--- Start of Stored data ---
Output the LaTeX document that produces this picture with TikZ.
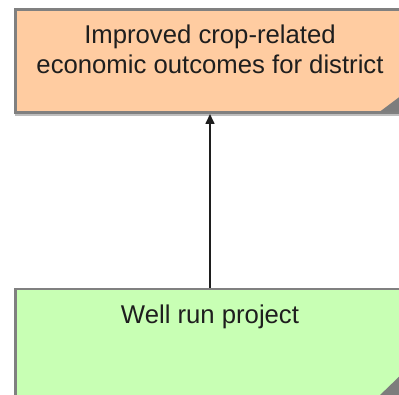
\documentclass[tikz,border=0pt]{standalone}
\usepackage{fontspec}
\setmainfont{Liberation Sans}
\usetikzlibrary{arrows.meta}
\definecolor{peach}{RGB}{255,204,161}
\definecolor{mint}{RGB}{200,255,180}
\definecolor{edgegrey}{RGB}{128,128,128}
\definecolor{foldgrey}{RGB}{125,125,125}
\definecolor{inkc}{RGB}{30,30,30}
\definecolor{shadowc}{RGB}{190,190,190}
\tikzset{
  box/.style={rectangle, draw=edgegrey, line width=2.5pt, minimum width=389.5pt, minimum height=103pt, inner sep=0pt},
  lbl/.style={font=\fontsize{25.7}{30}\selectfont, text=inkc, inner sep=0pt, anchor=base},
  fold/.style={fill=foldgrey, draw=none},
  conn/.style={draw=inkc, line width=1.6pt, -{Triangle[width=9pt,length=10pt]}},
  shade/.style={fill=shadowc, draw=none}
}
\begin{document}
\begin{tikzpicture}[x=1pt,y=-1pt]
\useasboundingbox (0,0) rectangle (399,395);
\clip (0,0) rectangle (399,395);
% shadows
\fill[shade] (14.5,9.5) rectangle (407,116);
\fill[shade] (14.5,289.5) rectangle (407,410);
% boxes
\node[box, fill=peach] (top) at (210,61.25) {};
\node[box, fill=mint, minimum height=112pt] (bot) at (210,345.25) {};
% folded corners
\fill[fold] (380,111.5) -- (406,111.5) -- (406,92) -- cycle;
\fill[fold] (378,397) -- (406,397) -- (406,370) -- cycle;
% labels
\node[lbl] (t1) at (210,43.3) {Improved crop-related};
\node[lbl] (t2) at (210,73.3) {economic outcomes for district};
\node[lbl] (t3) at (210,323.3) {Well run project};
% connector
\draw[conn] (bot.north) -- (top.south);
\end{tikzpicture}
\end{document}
--- End of Stored data ---
▶ **To do**: Return the material word for word. Pictures are not part of the copy.

▶ **Solution**:
Output the LaTeX document that produces this picture with TikZ.
\documentclass[tikz,border=0pt]{standalone}
\usepackage{fontspec}
\setmainfont{Liberation Sans}
\usetikzlibrary{arrows.meta}
\definecolor{peach}{RGB}{255,204,161}
\definecolor{mint}{RGB}{200,255,180}
\definecolor{edgegrey}{RGB}{128,128,128}
\definecolor{foldgrey}{RGB}{125,125,125}
\definecolor{inkc}{RGB}{30,30,30}
\definecolor{shadowc}{RGB}{190,190,190}
\tikzset{
  box/.style={rectangle, draw=edgegrey, line width=2.5pt, minimum width=389.5pt, minimum height=103pt, inner sep=0pt},
  lbl/.style={font=\fontsize{25.7}{30}\selectfont, text=inkc, inner sep=0pt, anchor=base},
  fold/.style={fill=foldgrey, draw=none},
  conn/.style={draw=inkc, line width=1.6pt, -{Triangle[width=9pt,length=10pt]}},
  shade/.style={fill=shadowc, draw=none}
}
\begin{document}
\begin{tikzpicture}[x=1pt,y=-1pt]
\useasboundingbox (0,0) rectangle (399,395);
\clip (0,0) rectangle (399,395);
% shadows
\fill[shade] (14.5,9.5) rectangle (407,116);
\fill[shade] (14.5,289.5) rectangle (407,410);
% boxes
\node[box, fill=peach] (top) at (210,61.25) {};
\node[box, fill=mint, minimum height=112pt] (bot) at (210,345.25) {};
% folded corners
\fill[fold] (380,111.5) -- (406,111.5) -- (406,92) -- cycle;
\fill[fold] (378,397) -- (406,397) -- (406,370) -- cycle;
% labels
\node[lbl] (t1) at (210,43.3) {Improved crop-related};
\node[lbl] (t2) at (210,73.3) {economic outcomes for district};
\node[lbl] (t3) at (210,323.3) {Well run project};
% connector
\draw[conn] (bot.north) -- (top.south);
\end{tikzpicture}
\end{document}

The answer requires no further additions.